REQUIRED TASK -> Nothing after the line with "C_AANDEEL = '#86c0ea'" belongs in the copy; extract the lines below from the top through that line, pictures left out.

PROVIDED DATA ->
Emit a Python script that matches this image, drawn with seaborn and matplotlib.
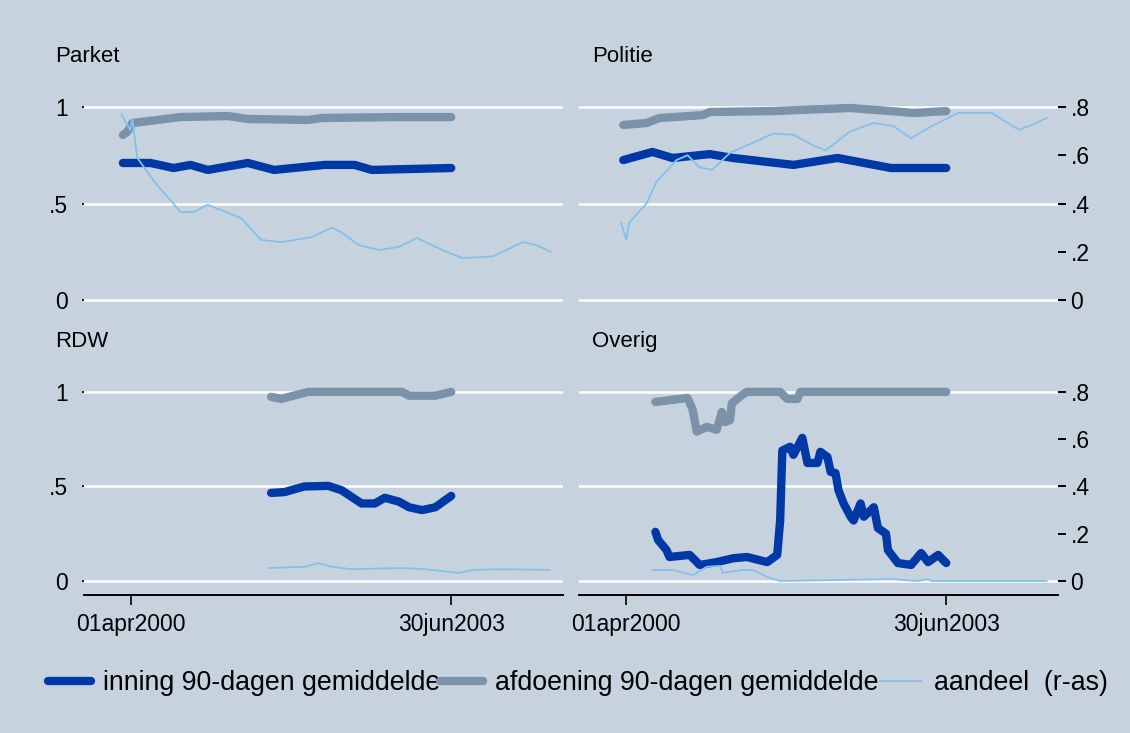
import numpy as np
import pandas as pd
import seaborn as sns
from matplotlib import pyplot as plt
from matplotlib.lines import Line2D

# colours
BG = '#c6d3df'
C_INNING = '#0039a6'
C_AFDOEN = '#7b92a9'
C_AANDEEL = '#86c0ea'

# ---- Parket
parket_inning_x = ['2000-03-01', '2000-06-11', '2000-09-05', '2000-11-07', '2001-01-09', '2001-06-07',
                   '2001-09-12', '2002-03-18', '2002-07-07', '2002-09-09', '2003-06-30']
parket_inning = [0.71, 0.71, 0.684, 0.70, 0.674, 0.71, 0.674, 0.70, 0.70, 0.674, 0.684]
parket_afdoen_x = ['2000-03-01', '2000-03-17', '2000-04-05', '2000-07-07', '2000-10-01', '2001-03-25',
                   '2001-06-07', '2002-01-17', '2002-03-06', '2002-12-18', '2003-06-30']
parket_afdoen = [0.855, 0.87, 0.917, 0.933, 0.948, 0.953, 0.938, 0.933, 0.943, 0.948, 0.948]
parket_aandeel_x = ['2000-02-24', '2000-03-28', '2000-04-05', '2000-04-23', '2000-06-29', '2000-10-01',
                    '2000-11-18', '2001-01-09', '2001-02-27', '2001-05-12', '2001-07-26', '2001-10-08',
                    '2002-01-28', '2002-04-13', '2002-05-20', '2002-07-22', '2002-10-05', '2002-12-18',
                    '2003-02-23', '2003-05-28', '2003-08-10', '2003-11-30', '2004-03-21', '2004-05-08',
                    '2004-07-03']
parket_aandeel = [0.77, 0.705, 0.75, 0.59, 0.485, 0.365, 0.365, 0.395, 0.373, 0.34, 0.249, 0.24,
                  0.26, 0.30, 0.28, 0.228, 0.207, 0.22, 0.257, 0.207, 0.174, 0.18, 0.24, 0.228, 0.20]

# ---- Politie
politie_inning_x = ['2000-03-21', '2000-07-07', '2000-09-19', '2001-02-04', '2001-05-01', '2001-12-11',
                    '2002-05-24', '2002-12-07', '2003-06-30']
politie_inning = [0.725, 0.767, 0.736, 0.756, 0.736, 0.70, 0.736, 0.684, 0.684]
politie_afdoen_x = ['2000-03-21', '2000-06-15', '2000-08-02', '2001-01-09', '2001-02-04', '2001-09-27',
                    '2002-07-11', '2003-03-03', '2003-06-30']
politie_afdoen = [0.907, 0.917, 0.943, 0.958, 0.974, 0.979, 0.995, 0.969, 0.979]
politie_aandeel_x = ['2000-03-13', '2000-04-01', '2000-04-12', '2000-06-15', '2000-07-22', '2000-10-04',
                     '2000-11-14', '2000-12-29', '2001-02-12', '2001-03-14', '2001-04-20', '2001-07-30',
                     '2001-09-27', '2001-12-11', '2002-02-23', '2002-04-09', '2002-07-11', '2002-10-05',
                     '2002-12-18', '2003-02-20', '2003-05-05', '2003-08-14', '2003-12-15', '2004-03-25',
                     '2004-05-12', '2004-07-07']
politie_aandeel = [0.32, 0.25, 0.32, 0.40, 0.49, 0.58, 0.60, 0.55, 0.54, 0.57, 0.61, 0.66, 0.69, 0.685,
                   0.64, 0.62, 0.70, 0.734, 0.72, 0.67, 0.72, 0.776, 0.776, 0.705, 0.726, 0.755]

# ---- RDW
rdw_inning_x = ['2001-09-01', '2001-10-20', '2002-01-02', '2002-04-01', '2002-05-20', '2002-08-02',
                '2002-09-20', '2002-10-27', '2002-12-18', '2003-01-25', '2003-03-14', '2003-05-02',
                '2003-06-30']
rdw_inning = [0.466, 0.47, 0.50, 0.503, 0.48, 0.41, 0.41, 0.44, 0.42, 0.39, 0.375, 0.39, 0.45]
rdw_afdoen_x = ['2001-09-01', '2001-10-08', '2002-01-17', '2002-12-30', '2003-01-25', '2003-05-02',
                '2003-06-30']
rdw_afdoen = [0.974, 0.963, 1.0, 1.0, 0.98, 0.98, 1.0]
rdw_aandeel_x = ['2001-08-25', '2002-01-02', '2002-02-23', '2002-04-13', '2002-06-26', '2002-12-30',
                 '2003-03-25', '2003-07-30', '2003-09-16', '2004-01-06', '2004-06-29']
rdw_aandeel = [0.055, 0.06, 0.076, 0.06, 0.05, 0.055, 0.05, 0.034, 0.047, 0.05, 0.047]

# ---- Overig
overig_inning_x = ['2000-07-18', '2000-07-28', '2000-08-28', '2000-09-08', '2000-11-22', '2000-12-29',
                   '2001-03-02', '2001-05-01', '2001-06-22', '2001-09-05', '2001-10-12', '2001-10-23',
                   '2001-10-31', '2001-11-29', '2001-12-11', '2002-01-13', '2002-02-01', '2002-03-10',
                   '2002-03-21', '2002-04-16', '2002-04-28', '2002-05-16', '2002-05-27', '2002-06-15',
                   '2002-07-11', '2002-07-22', '2002-08-17', '2002-08-29', '2002-10-05', '2002-10-20',
                   '2002-11-19', '2002-11-26', '2003-01-02', '2003-02-20', '2003-03-29', '2003-04-24',
                   '2003-05-31', '2003-06-30']
overig_inning = [0.26, 0.217, 0.164, 0.127, 0.138, 0.085, 0.10, 0.12, 0.127, 0.10, 0.138, 0.32,
                 0.69, 0.71, 0.667, 0.757, 0.624, 0.624, 0.683, 0.656, 0.577, 0.571, 0.48, 0.41,
                 0.34, 0.32, 0.41, 0.34, 0.39, 0.28, 0.25, 0.164, 0.095, 0.085, 0.148, 0.10, 0.138, 0.095]
overig_afdoen_x = ['2000-07-18', '2000-11-14', '2000-12-03', '2000-12-18', '2001-01-24', '2001-03-02',
                   '2001-03-21', '2001-04-01', '2001-04-20', '2001-04-27', '2001-06-04', '2001-06-22',
                   '2001-10-23', '2001-11-18', '2001-12-26', '2002-01-06', '2003-06-30']
overig_afdoen = [0.947, 0.968, 0.905, 0.79, 0.815, 0.80, 0.894, 0.84, 0.85, 0.94, 0.984, 1.0, 1.0,
                 0.963, 0.963, 1.0, 1.0]
overig_aandeel_x = ['2000-07-07', '2000-09-19', '2000-12-03', '2001-01-24', '2001-03-14', '2001-03-25',
                    '2001-06-07', '2001-07-15', '2001-09-05', '2001-10-23', '2002-12-07', '2003-03-18',
                    '2003-04-24', '2003-05-05', '2004-07-07']
overig_aandeel = [0.047, 0.047, 0.025, 0.06, 0.064, 0.034, 0.047, 0.047, 0.017, 0.0, 0.008, 0.0,
                  0.008, 0.0, 0.0]

panels = {
    'Parket': (parket_inning_x, parket_inning, parket_afdoen_x, parket_afdoen, parket_aandeel_x, parket_aandeel),
    'Politie': (politie_inning_x, politie_inning, politie_afdoen_x, politie_afdoen, politie_aandeel_x, politie_aandeel),
    'RDW': (rdw_inning_x, rdw_inning, rdw_afdoen_x, rdw_afdoen, rdw_aandeel_x, rdw_aandeel),
    'Overig': (overig_inning_x, overig_inning, overig_afdoen_x, overig_afdoen, overig_aandeel_x, overig_aandeel),
}
legend_labels = ['inning 90-dagen gemiddelde', 'afdoening 90-dagen gemiddelde', 'aandeel  (r-as)']

sns.set_style('white')
plt.rcParams['font.family'] = ['Liberation Sans', 'DejaVu Sans']
plt.rcParams['text.color'] = 'black'
plt.rcParams['xtick.color'] = 'black'
plt.rcParams['ytick.color'] = 'black'

W, H = 1130, 733
fig = plt.figure(figsize=(W / 100, H / 100), dpi=100, facecolor=BG)

# axes boxes in pixels: left, top, right, bottom
boxes = {'Parket': (84, 88, 563, 314), 'Politie': (579, 88, 1058, 314),
         'RDW': (84, 373, 563, 595), 'Overig': (579, 373, 1058, 595)}
ylims = {'Parket': (-0.0725, 1.0985), 'Politie': (-0.0725, 1.0985),
         'RDW': (-0.074, 1.1), 'Overig': (-0.074, 1.1)}
title_pos = {'Parket': (55, 56), 'Politie': (592, 56), 'RDW': (55, 341), 'Overig': (592, 341)}

xmin, xmax = pd.Timestamp('1999-10-09'), pd.Timestamp('2004-08-17')
tick_dates = [pd.Timestamp('2000-04-01'), pd.Timestamp('2003-06-30')]

thick = dict(lw=6.0, solid_capstyle='round', solid_joinstyle='round')

for name, (ix, iy, ax_, ay, sx, sy) in panels.items():
    l, t, r, b = boxes[name]
    ax = fig.add_axes([l / W, 1 - b / H, (r - l) / W, (b - t) / H])
    ax.patch.set_alpha(0)
    sns.lineplot(x=pd.to_datetime(ax_), y=ay, ax=ax, color=C_AFDOEN, **thick)
    sns.lineplot(x=pd.to_datetime(ix), y=iy, ax=ax, color=C_INNING, **thick)
    ax.set_ylim(*ylims[name])
    ax.set_xlim(xmin, xmax)
    ax.set_yticks([0, 0.5, 1])
    ax.set_yticklabels(['0', '.5', '1'])
    ax.yaxis.grid(True, color='white', lw=1.8)
    ax.xaxis.grid(False)
    ax.set_axisbelow(True)
    for s in ax.spines.values():
        s.set_visible(False)

    tw = ax.twinx()
    sns.lineplot(x=pd.to_datetime(sx), y=sy, ax=tw, color=C_AANDEEL, lw=1.3)
    lo, hi = ylims[name]
    tw.set_ylim(lo * 0.8, hi * 0.8)
    tw.set_yticks([0, 0.2, 0.4, 0.6, 0.8])
    tw.set_yticklabels(['0', '.2', '.4', '.6', '.8'])
    tw.set_xlim(xmin, xmax)
    for s in tw.spines.values():
        s.set_visible(False)
    tw.grid(False)
    for a in (ax, tw):
        a.set_xlabel('')
        a.set_ylabel('')

    left_col = name in ('Parket', 'RDW')
    bottom_row = name in ('RDW', 'Overig')
    ax.tick_params(axis='y', left=left_col, labelleft=left_col, length=1.5, width=1.2,
                   color='black', labelcolor='black', pad=10, labelsize=16.5)
    tw.tick_params(axis='y', right=not left_col, labelright=not left_col, length=6, width=1.4,
                   color='black', labelcolor='black', pad=3, labelsize=16.5)
    if bottom_row:
        ax.spines['bottom'].set_visible(True)
        ax.spines['bottom'].set_color('black')
        ax.spines['bottom'].set_linewidth(1.4)
        ax.set_xticks(tick_dates)
        ax.set_xticklabels(['01apr2000', '30jun2003'])
        ax.tick_params(axis='x', bottom=True, length=7, width=1.2, color='black',
                       labelcolor='black', pad=6, labelsize=16.5)
    else:
        ax.tick_params(axis='x', bottom=False, labelbottom=False)
    tw.tick_params(axis='x', bottom=False, labelbottom=False, top=False)

    tx, ty = title_pos[name]
    fig.text(tx / W, 1 - ty / H, name, ha='left', va='center', fontsize=16, color='black')

handles = [Line2D([], [], color=C_INNING, lw=6, solid_capstyle='round'),
           Line2D([], [], color=C_AFDOEN, lw=6, solid_capstyle='round'),
           Line2D([], [], color=C_AANDEEL, lw=1.3)]
leg = fig.legend(handles, legend_labels, loc='center', bbox_to_anchor=(578 / W, 1 - 683 / H), ncol=3,
                 frameon=False, fontsize=19.3, handlelength=1.6, handletextpad=0.45, columnspacing=0.0,
                 borderpad=0)
for txt in leg.get_texts():
    txt.set_color('black')

fig.savefig('out.png', dpi=100, facecolor=BG)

SOLVED PROBLEM ->
Emit a Python script that matches this image, drawn with seaborn and matplotlib.
import numpy as np
import pandas as pd
import seaborn as sns
from matplotlib import pyplot as plt
from matplotlib.lines import Line2D

# colours
BG = '#c6d3df'
C_INNING = '#0039a6'
C_AFDOEN = '#7b92a9'
C_AANDEEL = '#86c0ea'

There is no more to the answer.